El cine está plagado de relatos sobre las mafias en EE.UU, ni siquiera para recrearlos, sino para reafirmar el “recorrido histórico” de los grupos de poder en función de los intereses más protervos (llámese ahora enriquecimiento individual e intromisión militar en otros países con grandes riquezas).
Si habría que resumir el recorrido de Sheeran, diría que empieza como el simple chofer de una empresa distribuidora de carne, que cuando se da cuenta que puede incrementar sus ingresos, roba su propia mercadería para venderla a los capos de la mafia de su zona. Al ser descubierto, el aparato de abogados de la mafia lo salva y lo pone a su servicio. Con ese “crimen” inicial llega a los más importantes jefes para cometer otros más horrendos y a sangre fría.
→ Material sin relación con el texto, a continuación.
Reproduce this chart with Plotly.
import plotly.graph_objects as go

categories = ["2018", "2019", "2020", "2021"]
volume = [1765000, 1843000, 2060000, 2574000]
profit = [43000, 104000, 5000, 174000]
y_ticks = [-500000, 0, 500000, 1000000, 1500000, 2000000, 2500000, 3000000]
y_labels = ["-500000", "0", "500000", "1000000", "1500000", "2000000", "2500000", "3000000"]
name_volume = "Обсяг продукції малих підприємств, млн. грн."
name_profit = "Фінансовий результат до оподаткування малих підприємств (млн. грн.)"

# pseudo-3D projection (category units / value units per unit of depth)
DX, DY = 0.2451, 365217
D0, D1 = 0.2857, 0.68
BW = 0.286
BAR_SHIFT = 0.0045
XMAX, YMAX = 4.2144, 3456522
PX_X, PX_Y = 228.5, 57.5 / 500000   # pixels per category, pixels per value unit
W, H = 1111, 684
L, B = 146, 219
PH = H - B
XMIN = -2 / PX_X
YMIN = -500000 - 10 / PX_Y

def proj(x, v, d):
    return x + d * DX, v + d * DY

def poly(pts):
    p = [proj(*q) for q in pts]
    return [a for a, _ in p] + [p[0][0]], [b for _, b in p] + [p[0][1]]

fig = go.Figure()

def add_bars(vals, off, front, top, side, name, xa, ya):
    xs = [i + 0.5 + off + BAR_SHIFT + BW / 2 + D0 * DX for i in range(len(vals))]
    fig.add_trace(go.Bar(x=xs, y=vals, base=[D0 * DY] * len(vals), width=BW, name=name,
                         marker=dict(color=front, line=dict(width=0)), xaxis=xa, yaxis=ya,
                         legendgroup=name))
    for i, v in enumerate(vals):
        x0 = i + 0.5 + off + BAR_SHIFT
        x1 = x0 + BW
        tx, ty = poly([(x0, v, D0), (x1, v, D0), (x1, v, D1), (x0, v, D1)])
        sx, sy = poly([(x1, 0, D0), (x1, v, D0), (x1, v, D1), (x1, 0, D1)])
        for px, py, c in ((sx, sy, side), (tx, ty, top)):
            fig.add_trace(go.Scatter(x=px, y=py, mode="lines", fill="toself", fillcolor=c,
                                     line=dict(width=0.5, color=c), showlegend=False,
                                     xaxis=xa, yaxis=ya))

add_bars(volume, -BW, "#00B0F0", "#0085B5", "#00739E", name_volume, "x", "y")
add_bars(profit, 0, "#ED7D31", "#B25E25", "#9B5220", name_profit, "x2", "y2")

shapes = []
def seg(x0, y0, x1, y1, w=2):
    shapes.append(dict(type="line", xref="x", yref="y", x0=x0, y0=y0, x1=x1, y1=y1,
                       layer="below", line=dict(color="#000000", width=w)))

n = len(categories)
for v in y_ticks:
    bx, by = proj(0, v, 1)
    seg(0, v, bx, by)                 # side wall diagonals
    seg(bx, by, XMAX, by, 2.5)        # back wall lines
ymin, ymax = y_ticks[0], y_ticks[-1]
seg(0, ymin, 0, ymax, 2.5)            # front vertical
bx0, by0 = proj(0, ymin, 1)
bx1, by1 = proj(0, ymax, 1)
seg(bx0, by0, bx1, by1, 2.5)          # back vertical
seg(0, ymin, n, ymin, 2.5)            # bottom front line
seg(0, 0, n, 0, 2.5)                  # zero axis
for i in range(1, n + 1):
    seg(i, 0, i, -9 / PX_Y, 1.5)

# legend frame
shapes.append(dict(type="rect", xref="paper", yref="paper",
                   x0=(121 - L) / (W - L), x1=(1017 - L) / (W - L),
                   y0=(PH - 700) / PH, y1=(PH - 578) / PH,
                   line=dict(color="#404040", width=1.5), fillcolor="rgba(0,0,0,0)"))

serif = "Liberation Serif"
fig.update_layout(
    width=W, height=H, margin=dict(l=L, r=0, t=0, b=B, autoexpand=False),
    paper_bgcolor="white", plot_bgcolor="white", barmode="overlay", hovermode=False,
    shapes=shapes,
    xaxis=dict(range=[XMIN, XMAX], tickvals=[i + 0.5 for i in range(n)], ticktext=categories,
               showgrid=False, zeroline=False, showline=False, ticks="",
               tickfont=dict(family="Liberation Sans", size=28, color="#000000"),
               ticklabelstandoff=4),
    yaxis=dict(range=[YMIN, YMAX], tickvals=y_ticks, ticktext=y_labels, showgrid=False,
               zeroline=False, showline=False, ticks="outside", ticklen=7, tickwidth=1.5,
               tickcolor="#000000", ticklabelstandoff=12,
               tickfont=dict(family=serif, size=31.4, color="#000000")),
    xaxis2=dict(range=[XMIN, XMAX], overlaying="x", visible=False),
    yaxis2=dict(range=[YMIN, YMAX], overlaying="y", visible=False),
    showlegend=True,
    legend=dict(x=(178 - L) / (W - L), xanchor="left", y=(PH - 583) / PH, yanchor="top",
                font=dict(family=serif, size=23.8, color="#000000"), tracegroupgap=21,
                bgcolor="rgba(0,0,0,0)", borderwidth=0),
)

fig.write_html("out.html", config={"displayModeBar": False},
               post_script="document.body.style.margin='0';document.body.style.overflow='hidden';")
Su preparación militar la obtiene, en la Segunda Guerra Mundial, asesinando a nazis.
¿Cuántos Sheeran sostiene el sistema estadounidense ahora? ¿Cuán más peligrosos y dañinos son en relación con los capos de los carteles mexicanos y colombianos encarcelados en las prisiones estadounidenses? Y otra pregunta clave: ¿cuántos Hoffa han sido eliminados o desaparecidos por constituir un peligro para el sistema aunque sean parte de las mafias o poderes fácticos?
El Irlandés no pasará de ser una película más para quienes van a las salas de cine (ahora a Netflix) como si la ficción constituyera solo un tiempo de entretenimiento, pero para quienes pueden y deben observar los entresijos y la complejidad de una sociedad marcada por estos famosos capos y sus tribulaciones delincuenciales, la última cinta de Scorsese ilumina, una vez más, a cuanto crítico ha cuestionado lo que nos venden como la democracia perfecta, la ruta de la felicidad y el paraíso de las libertades. Y, por supuesto, también queda pendiente una última prevención: la conexión entre El Irlandés como personaje y el Guasón como prototipo del efecto que producen sociedades de esa naturaleza.